Natürlich wird man auf die fünf skizzierten Fragen keine fertige Antwort per Knopfdruck erhalten. Meinungen sind immer unterschiedlich, genauso wie nationale Interessen - und bekanntermaßen beeinflussen Interessen Meinungen.

Als jemand, der viele Jahre in Beratungen dieser Art involviert war, bin ich überzeugt, dass ein guter Prozess bessere Ergebnisse herbeiführen kann. Wenn systematisch über die Kriterien diskutiert werden muss, kann man kritischen Aspekten viel weniger ausweichen oder sie ignorieren. Kollegen werden härter nachfragen, und sogar die Presse wird zuweilen die richtigen Fragen stellen. Letztendlich werden starke Argumente stärker erscheinen und schwache Argumente schwächer. Darauf kommt es an.

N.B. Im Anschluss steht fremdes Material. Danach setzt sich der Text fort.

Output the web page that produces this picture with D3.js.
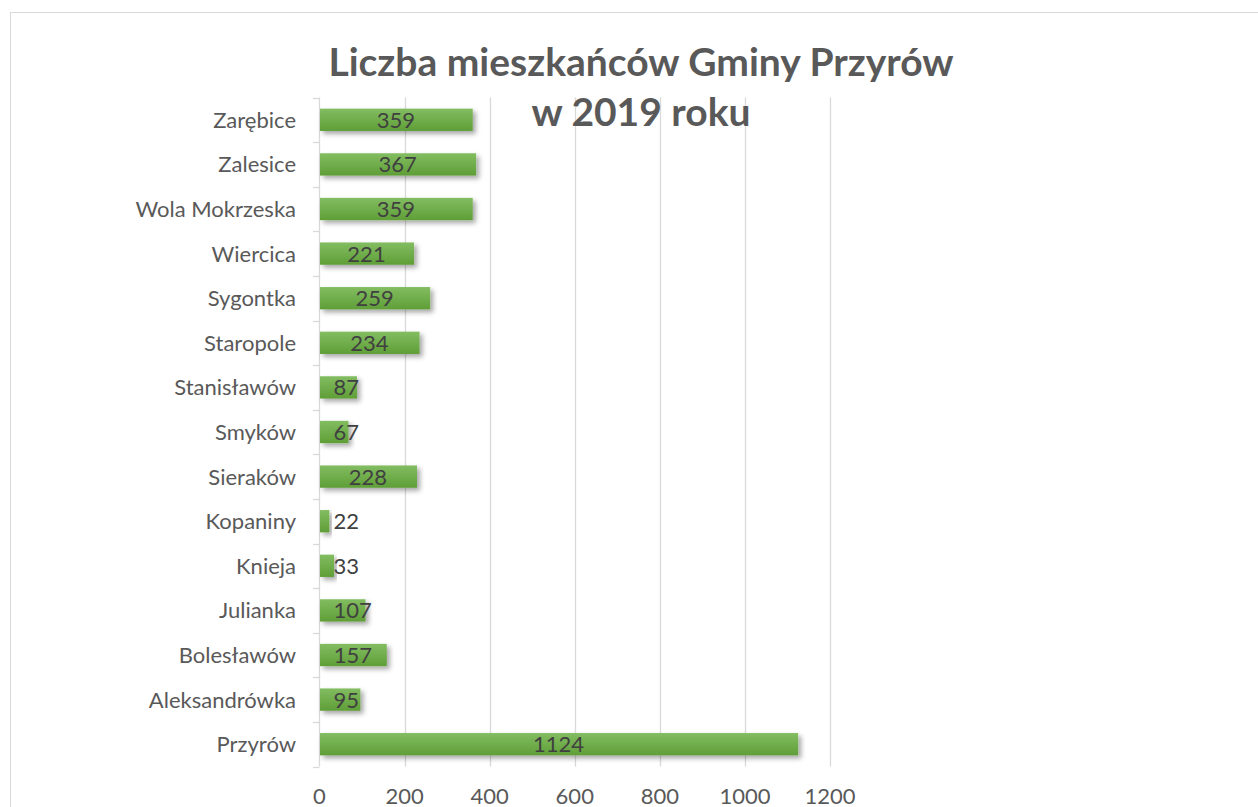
<!DOCTYPE html>
<html><head><meta charset="utf-8">
<script src="https://cdn.jsdelivr.net/npm/d3@7"></script>
<style>body{margin:0;background:#fff;}svg{display:block;}text{font-family:Lato,"Open Sans",sans-serif;}</style>
</head><body>
<svg id="c" width="1258" height="807"></svg>
<script>
const categories = ["Zarębice","Zalesice","Wola Mokrzeska","Wiercica","Sygontka","Staropole","Stanisławów","Smyków","Sieraków","Kopaniny","Knieja","Julianka","Bolesławów","Aleksandrówka","Przyrów"];
const values = [359,367,359,221,259,234,87,67,228,22,33,107,157,95,1124];
const xTicks = [0,200,400,600,800,1000,1200];
const titleLines = ["Liczba mieszkańców Gminy Przyrów","w 2019 roku"];

const svg = d3.select("#c");
const defs = svg.append("defs");
const g1 = defs.append("linearGradient").attr("id","bg").attr("x1",0).attr("y1",0).attr("x2",0).attr("y2",1);
g1.append("stop").attr("offset","0%").attr("stop-color","#82bd61");
g1.append("stop").attr("offset","100%").attr("stop-color","#5f9e37");
const f = defs.append("filter").attr("id","sh").attr("x","-10%").attr("y","-30%").attr("width","130%").attr("height","190%");
f.append("feDropShadow").attr("dx",3).attr("dy",3).attr("stdDeviation",2.5).attr("flood-color","#000").attr("flood-opacity",0.35);

svg.append("rect").attr("x",10.5).attr("y",12.5).attr("width",1300).attr("height",900)
  .attr("fill","none").attr("stroke","#d9d9d9").attr("stroke-width",1);

const x = d3.scaleLinear().domain([0,1200]).range([319.5,830]);
const y = d3.scaleBand().domain(categories).range([97.5,766.5]).paddingInner(0.5).paddingOuter(0.25);

svg.append("g").selectAll("line").data(xTicks.slice(1)).join("line")
  .attr("x1",d=>Math.round(x(d))+0.5).attr("x2",d=>Math.round(x(d))+0.5)
  .attr("y1",97.5).attr("y2",766.5).attr("stroke","#d9d9d9").attr("stroke-width",1.3);

const bounds = d3.range(categories.length+1).map(i=>97.5 + i*(766.5-97.5)/categories.length);
svg.append("line").attr("x1",319.5).attr("x2",319.5).attr("y1",97.5).attr("y2",766.5).attr("stroke","#d9d9d9").attr("stroke-width",1.3);
svg.append("g").selectAll("line").data(bounds).join("line")
  .attr("x1",313).attr("x2",319.5).attr("y1",d=>Math.round(d)+0.5).attr("y2",d=>Math.round(d)+0.5)
  .attr("stroke","#d9d9d9").attr("stroke-width",1.3);

svg.append("g").selectAll("rect").data(values).join("rect")
  .attr("x",x(0)+0.5).attr("y",(d,i)=>y(categories[i]))
  .attr("width",d=>x(d)-x(0)).attr("height",y.bandwidth())
  .attr("fill","url(#bg)").attr("filter","url(#sh)");

svg.append("g").selectAll("text").data(categories).join("text")
  .attr("x",296).attr("y",d=>y(d)+y.bandwidth()/2).attr("dy","0.36em")
  .attr("text-anchor","end").attr("font-size",22).attr("fill","#595959").text(d=>d);

svg.append("g").selectAll("text").data(xTicks).join("text")
  .attr("x",d=>x(d)).attr("y",804).attr("text-anchor","middle")
  .attr("font-size",22).attr("fill","#595959").text(d=>d);

const lbl = svg.append("g").selectAll("text").data(values).join("text")
  .attr("y",(d,i)=>y(categories[i])+y.bandwidth()/2).attr("dy","0.36em")
  .attr("font-size",22).attr("fill","#404040").text(d=>d);
lbl.each(function(d){
  const w = this.getComputedTextLength();
  const c = (x(0)+x(d))/2;
  const left = Math.max(c - w/2, x(0)+14);
  d3.select(this).attr("x",left);
});

svg.append("g").selectAll("text").data(titleLines).join("text")
  .attr("x",641).attr("y",(d,i)=>76+i*50).attr("text-anchor","middle")
  .attr("font-size",39).attr("font-weight","bold").attr("fill","#595959").text(d=>d);
</script>
</body></html>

Bei den fünf Kriterien der Legitimität geht es nicht darum, dass sich auf jeden Fall das objektiv beste Ergebnis immer durchsetzt. Es geht darum, im Sicherheitsrat möglichst einen Konsens zu erreichen, wann eine Militäraktion angemessen ist oder nicht. Es geht darum, die internationale Unterstützung für die Entscheidung des Sicherheitsrats zu maximieren und die Wahrscheinlichkeit zu minimieren, dass einzelne Mitgliedsstaaten den Sicherheitsrat umgehen oder ignorieren.

Wenn wir das schaffen, sind wir trotz aller bestehenden Hürden auf dem Weg zu einer internationalen Rechtsordnung. Und wir können optimistisch sein, dass wir nicht auf ewig dazu verdammt sind, die Fehler der Vergangenheit zu wiederholen.

Gareth Evans ist Präsident der International Crisis Group. Er war australischer Außenminister.